━━ Recorded information
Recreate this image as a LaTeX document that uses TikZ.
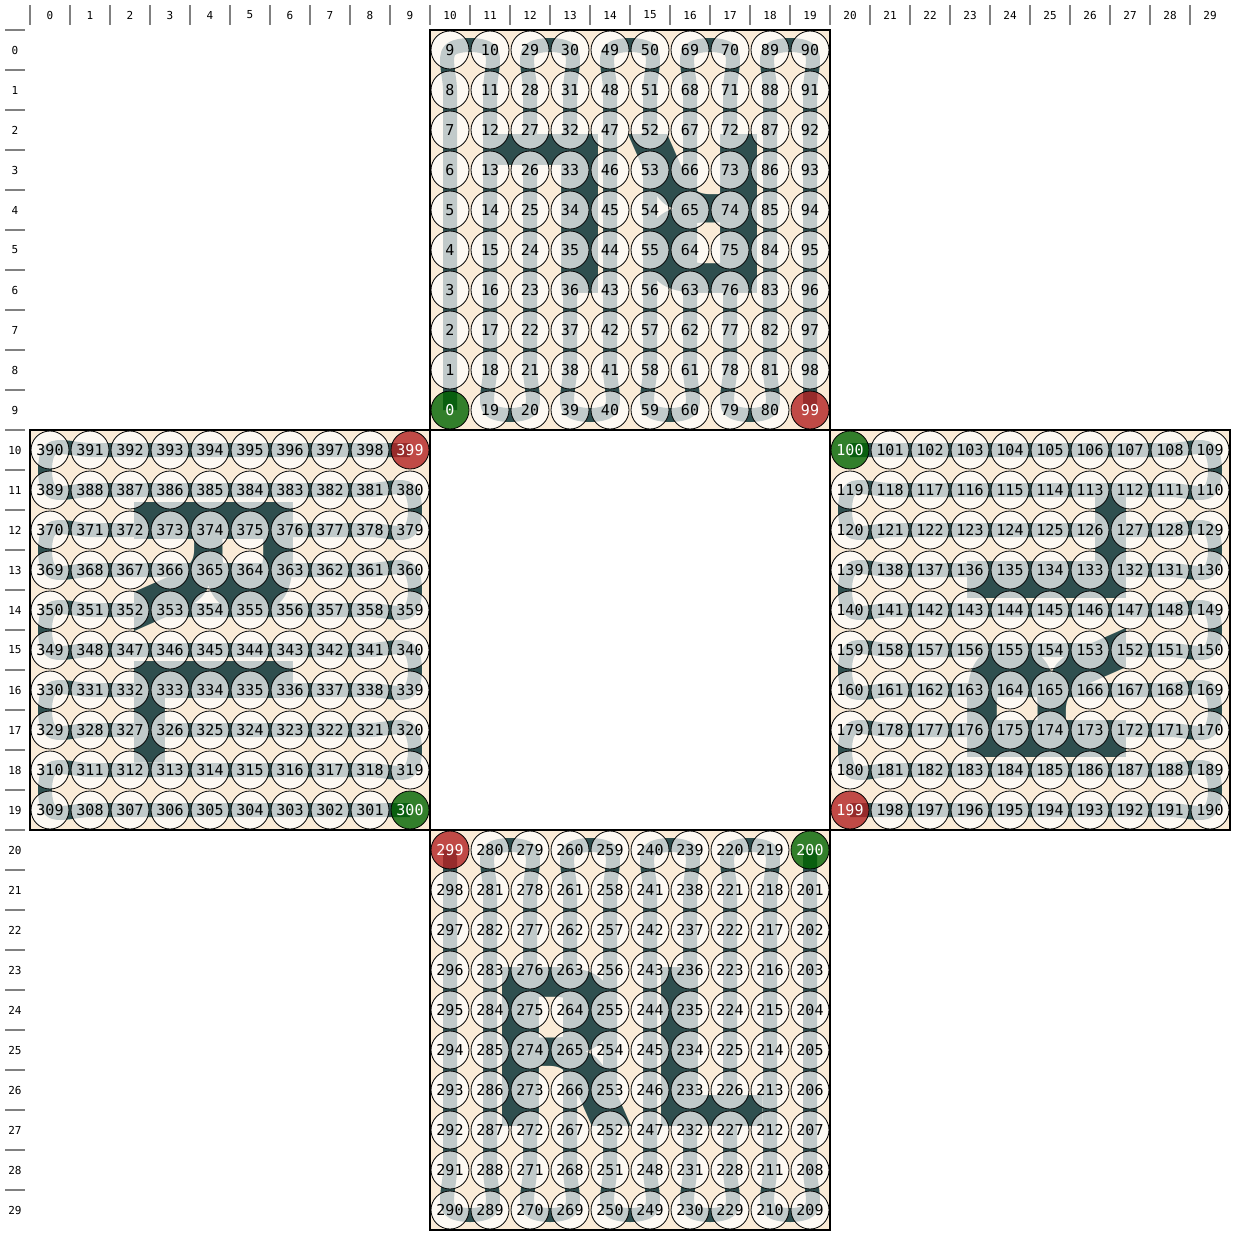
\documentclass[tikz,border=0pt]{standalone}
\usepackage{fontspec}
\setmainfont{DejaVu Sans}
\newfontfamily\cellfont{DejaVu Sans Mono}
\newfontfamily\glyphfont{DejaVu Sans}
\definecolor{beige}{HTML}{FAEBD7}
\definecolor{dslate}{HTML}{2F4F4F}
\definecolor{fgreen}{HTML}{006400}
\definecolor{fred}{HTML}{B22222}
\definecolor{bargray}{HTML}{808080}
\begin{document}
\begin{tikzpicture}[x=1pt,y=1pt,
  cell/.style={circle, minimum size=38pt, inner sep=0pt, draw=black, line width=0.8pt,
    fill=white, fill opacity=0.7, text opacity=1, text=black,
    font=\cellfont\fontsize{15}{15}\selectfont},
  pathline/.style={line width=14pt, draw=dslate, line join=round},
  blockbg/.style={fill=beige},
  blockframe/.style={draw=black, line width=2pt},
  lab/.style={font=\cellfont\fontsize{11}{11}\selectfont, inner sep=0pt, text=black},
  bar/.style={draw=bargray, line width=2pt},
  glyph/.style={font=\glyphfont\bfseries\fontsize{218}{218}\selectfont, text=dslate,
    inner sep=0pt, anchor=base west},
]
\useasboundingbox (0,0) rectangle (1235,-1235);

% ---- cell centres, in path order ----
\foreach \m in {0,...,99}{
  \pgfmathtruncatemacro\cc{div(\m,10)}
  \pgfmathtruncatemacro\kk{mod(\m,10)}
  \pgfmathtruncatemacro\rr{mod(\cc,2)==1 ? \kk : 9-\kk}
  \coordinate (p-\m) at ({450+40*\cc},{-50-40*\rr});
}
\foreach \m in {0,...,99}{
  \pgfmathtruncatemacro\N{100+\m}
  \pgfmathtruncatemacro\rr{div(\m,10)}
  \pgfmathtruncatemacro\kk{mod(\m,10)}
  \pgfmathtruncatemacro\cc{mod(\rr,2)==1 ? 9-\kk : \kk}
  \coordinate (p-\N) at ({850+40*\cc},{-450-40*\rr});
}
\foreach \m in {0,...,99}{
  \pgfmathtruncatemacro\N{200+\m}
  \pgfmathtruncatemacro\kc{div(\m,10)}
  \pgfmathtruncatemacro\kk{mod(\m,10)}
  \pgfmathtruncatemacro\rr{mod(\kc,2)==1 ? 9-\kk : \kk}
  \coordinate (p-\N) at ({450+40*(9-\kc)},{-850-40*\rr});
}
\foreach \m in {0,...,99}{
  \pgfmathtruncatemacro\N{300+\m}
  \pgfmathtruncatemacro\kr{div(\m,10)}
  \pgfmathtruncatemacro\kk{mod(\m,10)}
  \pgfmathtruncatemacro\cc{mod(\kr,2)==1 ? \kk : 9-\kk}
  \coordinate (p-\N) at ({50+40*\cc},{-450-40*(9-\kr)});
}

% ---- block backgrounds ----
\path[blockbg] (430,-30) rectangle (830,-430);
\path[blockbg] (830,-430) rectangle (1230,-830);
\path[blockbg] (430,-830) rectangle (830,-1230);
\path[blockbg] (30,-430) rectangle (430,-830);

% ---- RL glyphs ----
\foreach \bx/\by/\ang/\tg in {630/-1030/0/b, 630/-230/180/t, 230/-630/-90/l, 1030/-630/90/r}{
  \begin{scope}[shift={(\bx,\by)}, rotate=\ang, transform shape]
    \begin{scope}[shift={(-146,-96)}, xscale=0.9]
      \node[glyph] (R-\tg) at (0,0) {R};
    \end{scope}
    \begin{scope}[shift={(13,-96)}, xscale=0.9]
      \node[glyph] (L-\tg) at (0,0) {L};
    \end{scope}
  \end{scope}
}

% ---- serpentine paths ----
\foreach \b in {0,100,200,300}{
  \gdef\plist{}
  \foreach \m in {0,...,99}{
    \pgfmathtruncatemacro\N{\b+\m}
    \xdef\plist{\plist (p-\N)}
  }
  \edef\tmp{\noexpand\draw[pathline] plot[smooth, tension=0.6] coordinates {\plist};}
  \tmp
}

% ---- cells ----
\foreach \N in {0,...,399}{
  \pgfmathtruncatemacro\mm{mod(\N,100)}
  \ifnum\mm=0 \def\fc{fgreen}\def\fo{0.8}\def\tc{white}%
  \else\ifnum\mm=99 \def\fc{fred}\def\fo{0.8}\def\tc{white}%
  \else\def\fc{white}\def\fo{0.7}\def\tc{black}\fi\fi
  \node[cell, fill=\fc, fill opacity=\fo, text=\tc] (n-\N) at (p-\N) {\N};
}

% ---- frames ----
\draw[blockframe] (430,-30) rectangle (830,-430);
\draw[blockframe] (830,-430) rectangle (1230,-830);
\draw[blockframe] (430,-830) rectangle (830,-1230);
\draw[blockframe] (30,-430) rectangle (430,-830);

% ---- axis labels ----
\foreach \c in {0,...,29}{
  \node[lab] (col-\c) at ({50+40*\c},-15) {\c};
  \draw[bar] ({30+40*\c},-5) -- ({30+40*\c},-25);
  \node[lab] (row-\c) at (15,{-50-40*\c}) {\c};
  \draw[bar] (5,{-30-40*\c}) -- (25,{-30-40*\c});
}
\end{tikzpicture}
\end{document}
━━━━
▶ **Task requirements**:
Reproduce the full listing faithfully, but do not carry over any pictures.

▶ **Full output**:
Recreate this image as a LaTeX document that uses TikZ.
\documentclass[tikz,border=0pt]{standalone}
\usepackage{fontspec}
\setmainfont{DejaVu Sans}
\newfontfamily\cellfont{DejaVu Sans Mono}
\newfontfamily\glyphfont{DejaVu Sans}
\definecolor{beige}{HTML}{FAEBD7}
\definecolor{dslate}{HTML}{2F4F4F}
\definecolor{fgreen}{HTML}{006400}
\definecolor{fred}{HTML}{B22222}
\definecolor{bargray}{HTML}{808080}
\begin{document}
\begin{tikzpicture}[x=1pt,y=1pt,
  cell/.style={circle, minimum size=38pt, inner sep=0pt, draw=black, line width=0.8pt,
    fill=white, fill opacity=0.7, text opacity=1, text=black,
    font=\cellfont\fontsize{15}{15}\selectfont},
  pathline/.style={line width=14pt, draw=dslate, line join=round},
  blockbg/.style={fill=beige},
  blockframe/.style={draw=black, line width=2pt},
  lab/.style={font=\cellfont\fontsize{11}{11}\selectfont, inner sep=0pt, text=black},
  bar/.style={draw=bargray, line width=2pt},
  glyph/.style={font=\glyphfont\bfseries\fontsize{218}{218}\selectfont, text=dslate,
    inner sep=0pt, anchor=base west},
]
\useasboundingbox (0,0) rectangle (1235,-1235);

% ---- cell centres, in path order ----
\foreach \m in {0,...,99}{
  \pgfmathtruncatemacro\cc{div(\m,10)}
  \pgfmathtruncatemacro\kk{mod(\m,10)}
  \pgfmathtruncatemacro\rr{mod(\cc,2)==1 ? \kk : 9-\kk}
  \coordinate (p-\m) at ({450+40*\cc},{-50-40*\rr});
}
\foreach \m in {0,...,99}{
  \pgfmathtruncatemacro\N{100+\m}
  \pgfmathtruncatemacro\rr{div(\m,10)}
  \pgfmathtruncatemacro\kk{mod(\m,10)}
  \pgfmathtruncatemacro\cc{mod(\rr,2)==1 ? 9-\kk : \kk}
  \coordinate (p-\N) at ({850+40*\cc},{-450-40*\rr});
}
\foreach \m in {0,...,99}{
  \pgfmathtruncatemacro\N{200+\m}
  \pgfmathtruncatemacro\kc{div(\m,10)}
  \pgfmathtruncatemacro\kk{mod(\m,10)}
  \pgfmathtruncatemacro\rr{mod(\kc,2)==1 ? 9-\kk : \kk}
  \coordinate (p-\N) at ({450+40*(9-\kc)},{-850-40*\rr});
}
\foreach \m in {0,...,99}{
  \pgfmathtruncatemacro\N{300+\m}
  \pgfmathtruncatemacro\kr{div(\m,10)}
  \pgfmathtruncatemacro\kk{mod(\m,10)}
  \pgfmathtruncatemacro\cc{mod(\kr,2)==1 ? \kk : 9-\kk}
  \coordinate (p-\N) at ({50+40*\cc},{-450-40*(9-\kr)});
}

% ---- block backgrounds ----
\path[blockbg] (430,-30) rectangle (830,-430);
\path[blockbg] (830,-430) rectangle (1230,-830);
\path[blockbg] (430,-830) rectangle (830,-1230);
\path[blockbg] (30,-430) rectangle (430,-830);

% ---- RL glyphs ----
\foreach \bx/\by/\ang/\tg in {630/-1030/0/b, 630/-230/180/t, 230/-630/-90/l, 1030/-630/90/r}{
  \begin{scope}[shift={(\bx,\by)}, rotate=\ang, transform shape]
    \begin{scope}[shift={(-146,-96)}, xscale=0.9]
      \node[glyph] (R-\tg) at (0,0) {R};
    \end{scope}
    \begin{scope}[shift={(13,-96)}, xscale=0.9]
      \node[glyph] (L-\tg) at (0,0) {L};
    \end{scope}
  \end{scope}
}

% ---- serpentine paths ----
\foreach \b in {0,100,200,300}{
  \gdef\plist{}
  \foreach \m in {0,...,99}{
    \pgfmathtruncatemacro\N{\b+\m}
    \xdef\plist{\plist (p-\N)}
  }
  \edef\tmp{\noexpand\draw[pathline] plot[smooth, tension=0.6] coordinates {\plist};}
  \tmp
}

% ---- cells ----
\foreach \N in {0,...,399}{
  \pgfmathtruncatemacro\mm{mod(\N,100)}
  \ifnum\mm=0 \def\fc{fgreen}\def\fo{0.8}\def\tc{white}%
  \else\ifnum\mm=99 \def\fc{fred}\def\fo{0.8}\def\tc{white}%
  \else\def\fc{white}\def\fo{0.7}\def\tc{black}\fi\fi
  \node[cell, fill=\fc, fill opacity=\fo, text=\tc] (n-\N) at (p-\N) {\N};
}

% ---- frames ----
\draw[blockframe] (430,-30) rectangle (830,-430);
\draw[blockframe] (830,-430) rectangle (1230,-830);
\draw[blockframe] (430,-830) rectangle (830,-1230);
\draw[blockframe] (30,-430) rectangle (430,-830);

% ---- axis labels ----
\foreach \c in {0,...,29}{
  \node[lab] (col-\c) at ({50+40*\c},-15) {\c};
  \draw[bar] ({30+40*\c},-5) -- ({30+40*\c},-25);
  \node[lab] (row-\c) at (15,{-50-40*\c}) {\c};
  \draw[bar] (5,{-30-40*\c}) -- (25,{-30-40*\c});
}
\end{tikzpicture}
\end{document}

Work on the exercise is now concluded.